Monday, August 28, 2017

US intelligence officials are under pressure from the White House to produce a justification to declare Iran in violation of a 2015 nuclear agreement, in an echo of the politicisation of intelligence that led up to the Iraq invasion, according to former officials and analysts.

  Guardian
I wouldn't doubt it, but what do former officials and analysts know about what's going on now? That's a bit fuzzy, though. Are the analysts also covered by the adjective former? Or are the only former people officials?
Intelligence analysts, chastened by the experience of the 2003 Iraq war, launched by the Bush administration on the basis of phoney evidence of weapons of mass destruction, are said to be resisting the pressure to come up with evidence of Iranian violations.

“Anecdotally, I have heard this from members of the intelligence community – that they feel like they have come under pressure,” said Ned Price, a former CIA analyst who also served as a national security council spokesman and special assistant to Barack Obama. “They told me there was a sense of revulsion. There was a sense of déjà vu. There was a sense of ‘we’ve seen this movie before’.”
Okay, second hand.

David Cohen, a former deputy director of the CIA, said it was “disconcerting” that Trump appeared to have come to a conclusion about Iran before finding the intelligence to back it up. “It stands the intelligence process on its head,” Cohen told CNN. “If our intelligence is degraded because it is politicised in the way that it looks like the president wants to do here, that undermines the utility of that intelligence all across the board.”
And not at all unprecedented. Or "unpresidented" as Trump once said.
The US ambassador to the United Nations, Nikki Haley, visited IAEA headquarters in Vienna to press the agency to demand visits to Iran’s military sites.

[...]

Unlike the case of Iraq and the Bush administration, where there were deep divisions in the US intelligence community over the evidence for Iraqi weapons of mass destruction, there is now a general consensus among US intelligence and foreign intelligence agencies, the state department, the IAEA and the other five countries that signed the JCPOA, as well as the European Union, that there is no significant evidence that Iran has violated its obligations under the deal.

[...]

However, Trump, who denigrated the agreement throughout his election campaign, has appeared determined to torpedo it.
He's been determined to torpedo the entire structure of the United States as we know it. And he's been doing a fair job of it so far.
Robert Malley, who was a senior US negotiator at the nuclear talks with Iran, said that the Trump administration was discounting the information it was getting from its agencies because it viewed them as the “deep state” or “Obama holdovers”.

[...]

“If it was up to me, I would have had them noncompliant 180 days ago,” Trump told the Wall Street Journal on 25 July. He hinted it was his secretary of state, Rex Tillerson, who had persuaded him to certify the agreement.

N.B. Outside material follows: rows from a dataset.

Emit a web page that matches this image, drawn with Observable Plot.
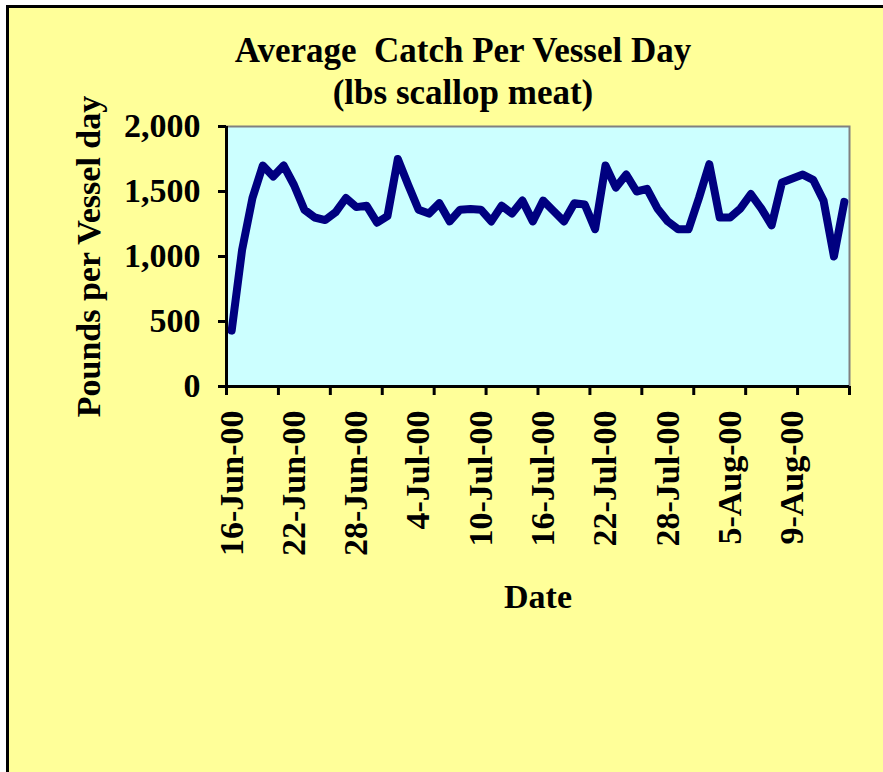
<!DOCTYPE html>
<html>
<head>
<meta charset="utf-8">
<script src="https://cdn.jsdelivr.net/npm/d3@7"></script>
<script src="https://cdn.jsdelivr.net/npm/@observablehq/plot@0.6"></script>
<style>
  html, body { margin: 0; padding: 0; background: #ffffff; overflow: hidden; width: 883px; height: 772px; }
  #panel { position: absolute; left: 6px; top: 5px; width: 900px; height: 800px; background: #FFFF99;
           border-left: 3px solid #000; border-top: 3px solid #000; }
  #chart { position: absolute; left: 0; top: 0; }
  .title { position: absolute; left: 463px; top: 30px; transform: translateX(-50%);
           font: bold 35px/42px "Liberation Serif", "Times New Roman", serif; text-align: center;
           white-space: nowrap; color: #000; }
</style>
</head>
<body>
<div id="panel"></div>
<div class="title">Average&nbsp; Catch Per Vessel Day<br>(lbs scallop meat)</div>
<div id="chart"></div>
<script>
// Date labels shown on the category axis, and the category slot each one sits on
const tickLabels = ["16-Jun-00", "22-Jun-00", "28-Jun-00", "4-Jul-00", "10-Jul-00",
                    "16-Jul-00", "22-Jul-00", "28-Jul-00", "5-Aug-00", "9-Aug-00"];
const tickLabelCategory = [0, 6, 12, 18, 24, 30, 36, 42, 48, 54];
// Tick marks (category boundaries)
const tickMarkBoundary = [0, 5, 10, 15, 20, 25, 30, 35, 40, 45, 50, 55, 60];
// Average catch per vessel day (lbs scallop meat), one per category
const catchPerVesselDay = [
  430, 1050, 1450, 1700, 1615, 1700, 1550, 1360, 1300, 1280,
  1340, 1450, 1380, 1390, 1260, 1310, 1750, 1550, 1360, 1330,
  1410, 1270, 1360, 1365, 1360, 1270, 1390, 1330, 1430, 1270,
  1430, 1350, 1270, 1410, 1400, 1210, 1700, 1530, 1630, 1500,
  1520, 1370, 1270, 1210, 1210, 1450, 1710, 1300, 1300, 1370,
  1480, 1370, 1240, 1570, 1600, 1630, 1590, 1430, 1000, 1420
];
const yTicks = [0, 500, 1000, 1500, 2000];

const nCat = catchPerVesselDay.length;
const rows = catchPerVesselDay.map((v, i) => ({slot: i + 0.5, value: v}));
const labelSlots = tickLabelCategory.map(c => c + 0.5);
const font = "'Liberation Serif', 'Times New Roman', serif";

const chart = Plot.plot({
  width: 883,
  height: 772,
  marginLeft: 226,
  marginRight: 34,
  marginTop: 126,
  marginBottom: 386,
  style: {background: "transparent", fontFamily: font, fontSize: "34px", fontWeight: "bold", color: "#000", overflow: "visible"},
  x: {domain: [0, nCat]},
  y: {domain: [0, 2000]},
  marks: [
    Plot.frame({fill: "#CCFFFF"}),
    Plot.frame({stroke: "#808080", strokeWidth: 2}),
    Plot.line(rows, {x: "slot", y: "value", stroke: "#000080", strokeWidth: 8, strokeLinejoin: "round"}),
    Plot.ruleX([0], {stroke: "#000", strokeWidth: 3}),
    Plot.ruleY([0], {stroke: "#000", strokeWidth: 3}),
    Plot.axisY({ticks: yTicks, tickSize: 8, tickPadding: 18, strokeWidth: 3, strokeOpacity: 1,
                tickFormat: d3.format(","), fontSize: 34,
                label: "Pounds per Vessel day", labelAnchor: "center", labelArrow: "none", labelOffset: 151}),
    Plot.axisX({ticks: tickMarkBoundary, tickSize: 9, strokeWidth: 3, strokeOpacity: 1,
                tickFormat: () => "", label: null}),
    Plot.axisX({ticks: labelSlots, tickSize: 0, tickPadding: 24, rotate: -90, fontSize: 34,
                textAnchor: "end", lineAnchor: "middle",
                tickFormat: d => tickLabels[labelSlots.indexOf(d)],
                label: "Date", labelAnchor: "center", labelArrow: "none", labelOffset: 221})
  ]
});
document.getElementById("chart").appendChild(chart);
</script>
</body>
</html>
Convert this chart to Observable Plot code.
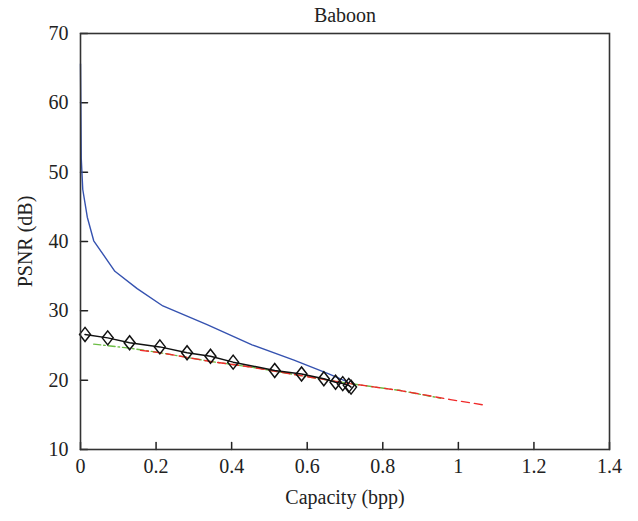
<!DOCTYPE html>
<html>
<head>
<meta charset="utf-8">
<script src="https://cdn.jsdelivr.net/npm/d3@7"></script>
<script src="https://cdn.jsdelivr.net/npm/@observablehq/plot@0.6"></script>
<style>
  body { margin: 0; background: #fff; }
  svg { display: block; }
</style>
</head>
<body>
<div id="chart"></div>
<script>
// ---- data ----
const title = "Baboon";
const xLabel = "Capacity (bpp)";
const yLabel = "PSNR (dB)";
const xTicks = [0, 0.2, 0.4, 0.6, 0.8, 1, 1.2, 1.4];
const yTicks = [10, 20, 30, 40, 50, 60, 70];

// blue solid curve
const blueX = [0, 0.002, 0.006, 0.018, 0.035, 0.091, 0.150, 0.218, 0.335, 0.454, 0.565, 0.657, 0.705];
const blueY = [65.6, 52.0, 47.5, 43.5, 40.1, 35.7, 33.2, 30.7, 28.0, 25.1, 22.9, 20.9, 19.8];

// black line with open diamonds
const diaX = [0.012, 0.072, 0.130, 0.210, 0.282, 0.344, 0.404, 0.514, 0.585, 0.644, 0.675, 0.694, 0.710, 0.716];
const diaY = [26.6, 26.1, 25.4, 24.8, 23.95, 23.45, 22.6, 21.4, 20.9, 20.2, 19.7, 19.5, 19.25, 19.0];

// green dash-dot
const greenX = [0.035, 0.132, 0.207, 0.344, 0.450, 0.503, 0.600, 0.714, 0.847, 0.953];
const greenY = [25.2, 24.6, 24.0, 22.7, 21.9, 21.4, 20.5, 19.5, 18.5, 17.4];

// red dashed
const redX = [0.159, 0.207, 0.344, 0.450, 0.503, 0.600, 0.714, 0.847, 0.979, 1.076];
const redY = [24.3, 24.0, 22.7, 21.9, 21.4, 20.5, 19.5, 18.5, 17.2, 16.35];

const zip = (xs, ys) => xs.map((x, i) => ({x, y: ys[i]}));
const blue = zip(blueX, blueY);
const dia = zip(diaX, diaY);
const green = zip(greenX, greenY);
const red = zip(redX, redY);

const tallDiamond = {
  draw(context, size) {
    const r = Math.sqrt(size / Math.PI);
    const w = r * 0.78;
    context.moveTo(0, -r);
    context.lineTo(w, 0);
    context.lineTo(0, r);
    context.lineTo(-w, 0);
    context.closePath();
  }
};
const tickShape = {
  draw(context, l) {
    context.moveTo(0, 0);
    context.lineTo(0, -l);
  }
};

const font = "'Liberation Serif', 'DejaVu Serif', serif";
const fs = 20;

const chart = Plot.plot({
  width: 638,
  height: 521,
  marginLeft: 80,
  marginRight: 29,
  marginTop: 33,
  marginBottom: 72,
  style: {fontFamily: font, fontSize: fs + "px", color: "#222", background: "#fff"},
  x: {domain: [0, 1.4]},
  y: {domain: [10, 70]},
  marks: [
    Plot.axisX({ticks: xTicks, tickSize: 0, tickPadding: 9, tickFormat: d => String(d), label: null, fontSize: fs, fill: "#222"}),
    Plot.axisY({ticks: yTicks, tickSize: 0, tickPadding: 12, tickFormat: d => String(d), label: null, fontSize: fs, fill: "#222"}),
    Plot.vector(xTicks, {x: d => d, frameAnchor: "bottom", length: 7, rotate: 0, anchor: "start", shape: tickShape, stroke: "#222", strokeWidth: 1.5}),
    Plot.vector(yTicks, {y: d => d, frameAnchor: "left", length: 7, rotate: 90, anchor: "start", shape: tickShape, stroke: "#222", strokeWidth: 1.5}),
    Plot.line(green, {x: "x", y: "y", stroke: "#6cbd45", strokeWidth: 1.4, strokeDasharray: "7,3,1.5,3"}),
    Plot.line(red, {x: "x", y: "y", stroke: "#f02a2a", strokeWidth: 1.4, strokeDasharray: "8,5"}),
    Plot.line(blue, {x: "x", y: "y", stroke: "#3552b0", strokeWidth: 1.4}),
    Plot.line(dia, {x: "x", y: "y", stroke: "#111", strokeWidth: 1.5}),
    Plot.dot(dia, {x: "x", y: "y", symbol: tallDiamond, r: 7, stroke: "#111", strokeWidth: 1.5, fill: "none"}),
    Plot.frame({stroke: "#333", strokeWidth: 1.6}),
    Plot.text([title], {text: d => d, frameAnchor: "top", textAnchor: "middle", lineAnchor: "middle", dy: -18, fontSize: fs, fill: "#222"}),
    Plot.text([xLabel], {text: d => d, frameAnchor: "bottom", textAnchor: "middle", lineAnchor: "middle", dy: 48, fontSize: fs, fill: "#222"}),
    Plot.text([yLabel], {text: d => d, frameAnchor: "left", textAnchor: "middle", lineAnchor: "middle", dx: -55, rotate: -90, fontSize: fs, fill: "#222"})
  ]
});
document.getElementById("chart").appendChild(chart);
</script>
</body>
</html>
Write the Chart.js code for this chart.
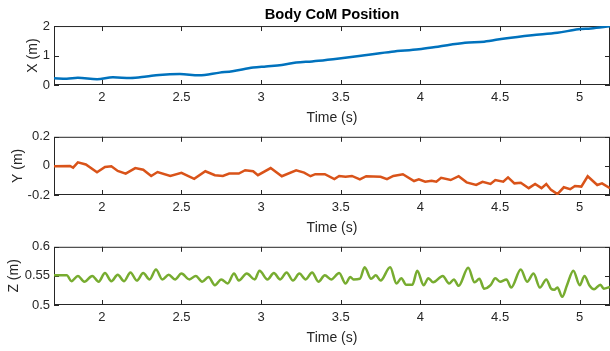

“Look, I have a lot of respect for Rex and his people, good relationship. It’s easier to say they comply. It’s a lot easier. But it’s the wrong thing. They don’t comply,” the president said. “And so we’ll see what happens ... But, yeah, I would be surprised if they were in compliance.”
His favorite response to policy questions.
Ultimately, Tehran and the other five national signatories to the agreement would have to decide whether to try to keep the deal alive without US participation – an issue that would split Europe from the US, likely leaving the UK perched uneasily in the middle.
And Iran has already indicated it will stick to the deal if the other five do.
“As a practical matter, you’re not going to have the rest of the international community, you’re not going to have our allies in Europe, you’re certainly not going to have the Russians and the Chinese coming along with us to reimpose real pressure on the Iranians,” Cohen said. “So you’ll have this fissure between the United States and essentially the rest of the world in trying to reinstate pressure on Iran.”
The new American position: isolation.

...but hey, do what you want...you will anyway.